Most companies believe top management is not supporting CRM projects enough according to executives quizzed by management consultancy Accenture, but there is no clear agreement on why CRM fails to deliver.
Some 55 per cent of business executives said CRM shortfalls can be attributed to inadequate support from top management, while 74 per cent believe CRM fails because of flawed execution. Among the other reasons most frequently noted for the shortfall of CRM programs were: no long-term CRM vision; weak business case for investments; investments are not prioritised; and return on investment is not calculated properly.
“Too many CRM projects focus on the mechanics specific tools and technologies rather than the ultimate goal: increasing the value of the customer relationship,” said John Freeland, Accenture global managing partner for CRM. “CEOs are now challenged not only to deliver more sophisticated sales and service capability, but also to deliver and manage these capabilities more quickly and cost-effectively.
“Companies face some significant challenges in making their CRM initiatives pay off,” he added. “But that doesn’t mean that CRM is fated to become no more than a fad. When properly conceived and executed, CRM programs can create exceptional economic value.”

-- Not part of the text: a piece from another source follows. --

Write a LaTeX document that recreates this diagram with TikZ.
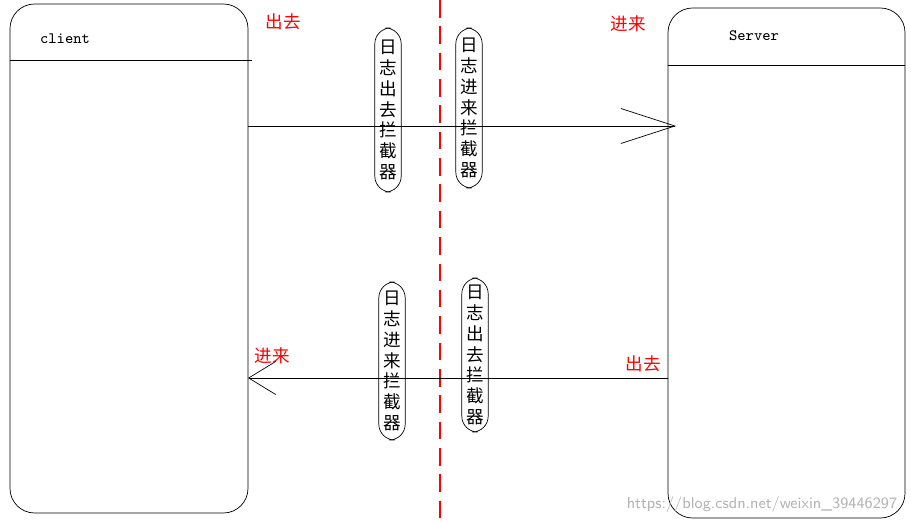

More than half of the respondents - 56 per cent - said their businesses would grow from 1 per cent to 20 per cent if they could gain access to comprehensive customer data with most agreeing that technology capable of delivering “historical, current and real-time data” on customers would significantly drive sales. Some 35 per cent of respondents said sales would increase to “a great extent,” while 43 per cent said they would increase “to some extent.”
Accenture conducted the survey in conjunction with Wirthlin Worldwide, which conducted telephone interviews with more than 100 of the leading executives in the Fortune 1000 in May.